Refleksi bagi kita, pujian Allah adalah penghargaan sejati yang seharusnya dikejar. Setiap amal baik yang lahir dari ketulusan akan mendapat nilai, meski tidak dipuji manusia. Maka, jadikan akhlak sebagai tujuan, bukan popularitas semata.
3. Pujian Makhluk kepada Allah SWT
Pujian ketiga adalah pujian makhluk kepada Allah, sebagaimana ditegaskan dalam QS al-Fatihah ayat 2, "Segala puji bagi Allah, Rabb pemelihara alam." Lafaz hamdalah menjadi inti rasa syukur seorang hamba kepada Sang Pencipta. Pujian ini membentuk hubungan spiritual yang mendalam antara manusia dengan Tuhannya.
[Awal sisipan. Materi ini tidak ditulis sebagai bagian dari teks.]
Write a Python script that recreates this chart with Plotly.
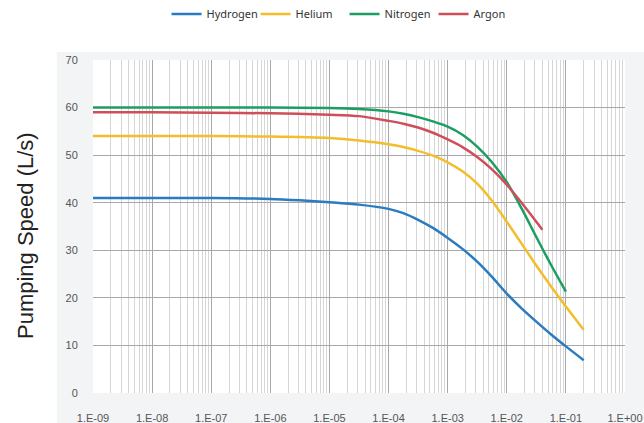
import plotly.graph_objects as go

# Pressure values (x) and pumping speeds (L/s)
h2_x = [1e-9, 1e-8, 1e-7, 1e-6, 3.16e-6, 1e-5, 3.16e-5, 1e-4, 1.78e-4, 3.16e-4, 5.62e-4, 1e-3, 1.78e-3,
        3.16e-3, 5.62e-3, 1e-2, 1.78e-2, 3.16e-2, 5.62e-2, 1e-1, 2e-1]
h2_y = [41.0, 41.0, 41.0, 40.8, 40.5, 40.1, 39.6, 38.7, 37.8, 36.4, 34.7, 32.6, 30.3,
        27.6, 24.4, 20.9, 17.8, 15.0, 12.3, 9.8, 6.9]

he_x = [1e-9, 1e-8, 1e-7, 1e-6, 1e-5, 3.16e-5, 1e-4, 1.78e-4, 3.16e-4, 5.62e-4, 1e-3, 1.78e-3,
        3.16e-3, 5.62e-3, 1e-2, 1.78e-2, 3.16e-2, 5.62e-2, 1e-1, 2e-1]
he_y = [54.0, 54.0, 54.0, 53.9, 53.6, 53.1, 52.3, 51.7, 50.9, 49.9, 48.5, 46.6,
        44.0, 40.4, 36.0, 31.4, 26.8, 22.4, 18.2, 13.3]

n2_x = [1e-9, 1e-8, 1e-7, 1e-6, 1e-5, 3.16e-5, 1e-4, 1.78e-4, 3.16e-4, 5.62e-4, 1e-3, 1.78e-3,
        3.16e-3, 5.62e-3, 1e-2, 1.78e-2, 3.16e-2, 5.62e-2, 1e-1]
n2_y = [60.0, 60.0, 60.0, 60.0, 59.9, 59.7, 59.2, 58.7, 58.0, 57.1, 56.0, 54.3,
        51.8, 48.5, 44.3, 38.8, 32.8, 26.9, 21.3]

ar_x = [1e-9, 1e-8, 1e-7, 1e-6, 1e-5, 3.16e-5, 1e-4, 1.78e-4, 3.16e-4, 5.62e-4, 1e-3, 1.78e-3,
        3.16e-3, 5.62e-3, 1e-2, 1.78e-2, 3.16e-2, 4e-2]
ar_y = [59.0, 59.0, 58.9, 58.8, 58.5, 58.2, 57.2, 56.6, 55.8, 54.7, 53.3, 51.7,
        49.6, 47.0, 43.8, 40.0, 36.0, 34.3]

x_tickvals = [1e-9, 1e-8, 1e-7, 1e-6, 1e-5, 1e-4, 1e-3, 1e-2, 1e-1, 1e0]
x_ticktext = ["1.E-09", "1.E-08", "1.E-07", "1.E-06", "1.E-05", "1.E-04", "1.E-03", "1.E-02", "1.E-01", "1.E+00"]
y_tickvals = [0, 10, 20, 30, 40, 50, 60, 70]

series = [
    ("Hydrogen", h2_x, h2_y, "#2a7bc0"),
    ("Helium", he_x, he_y, "#f3bd2b"),
    ("Nitrogen", n2_x, n2_y, "#1c9e62"),
    ("Argon", ar_x, ar_y, "#cf4f59"),
]

fig = go.Figure()
for name, xs, ys, col in series:
    fig.add_trace(go.Scatter(
        x=xs, y=ys, name=name, mode="lines",
        line=dict(color=col, width=2.5, shape="spline", smoothing=0.8),
    ))

tick_font = dict(family="Liberation Sans Narrow, Arial Narrow, sans-serif", size=11, color="#555555")

fig.update_layout(
    width=644, height=423,
    margin=dict(l=93, r=19, t=60, b=30, autoexpand=False),
    paper_bgcolor="#f3f4f5",
    plot_bgcolor="white",
    showlegend=True,
    legend=dict(
        orientation="h", x=0.535, xanchor="center", xref="container",
        y=1 - 14 / 423, yanchor="middle", yref="container",
        bgcolor="rgba(0,0,0,0)",
        font=dict(family="Noto Sans, sans-serif", size=11, color="#333333"),
        itemwidth=30, tracegroupgap=0, entrywidth=44, entrywidthmode="pixels",
    ),
    xaxis=dict(
        type="log", range=[-9, 0], automargin=False,
        tickmode="array", tickvals=x_tickvals, ticktext=x_ticktext,
        showgrid=True, gridcolor="#a8a8a8", gridwidth=1,
        minor=dict(dtick="D1", showgrid=True, gridcolor="#d6d6d6", gridwidth=1),
        zeroline=False, showline=False,
        ticks="outside", ticklen=15, tickcolor="rgba(0,0,0,0)", tickfont=tick_font,
    ),
    yaxis=dict(
        range=[0, 70], tickmode="array", tickvals=y_tickvals, automargin=False,
        showgrid=True, gridcolor="#a8a8a8", gridwidth=1,
        zeroline=False, showline=False,
        ticks="outside", ticklen=12, tickcolor="rgba(0,0,0,0)",
        tickfont=tick_font,
    ),
    shapes=[
        # white band above the grey panel
        dict(type="rect", xref="paper", yref="paper", layer="below",
             x0=-0.2, x1=1.1, y0=1.024, y1=1.25,
             fillcolor="white", line=dict(width=0)),
        # white strip left of the grey panel
        dict(type="rect", xref="paper", yref="paper", layer="below",
             x0=-0.2, x1=-0.068, y0=-0.12, y1=1.25,
             fillcolor="white", line=dict(width=0)),
    ],
    annotations=[dict(
        text="Pumping Speed (L/s)", textangle=-90,
        xref="paper", yref="paper", x=(26 - 93) / 532, y=0.4715,
        xanchor="center", yanchor="middle", showarrow=False,
        font=dict(family="Liberation Sans, Arial, sans-serif", size=22, color="#222222"),
    )],
)

fig.write_html(
    "out.html",
    config={"displayModeBar": False},
    post_script="document.body.style.margin='0';document.body.style.overflow='hidden';",
)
Pesan yang terkandung ialah syukur tak boleh terpisah dari kehidupan sehari-hari. Ketika manusia lalai memuji Allah, maka ia kehilangan inti penghambaan. Di sinilah kritiknya: kita sering begitu mudah memuji manusia, tetapi kikir memuji Sang Pemberi Nikmat.
Refleksinya, memuji Allah bukan sekadar lisan, tetapi juga tindakan. Menjalankan ibadah dengan ikhlas, menebar kebaikan, dan menjaga amanah adalah bentuk pujian nyata kepada Allah. Inilah pujian yang menyelamatkan, bukan menjerumuskan.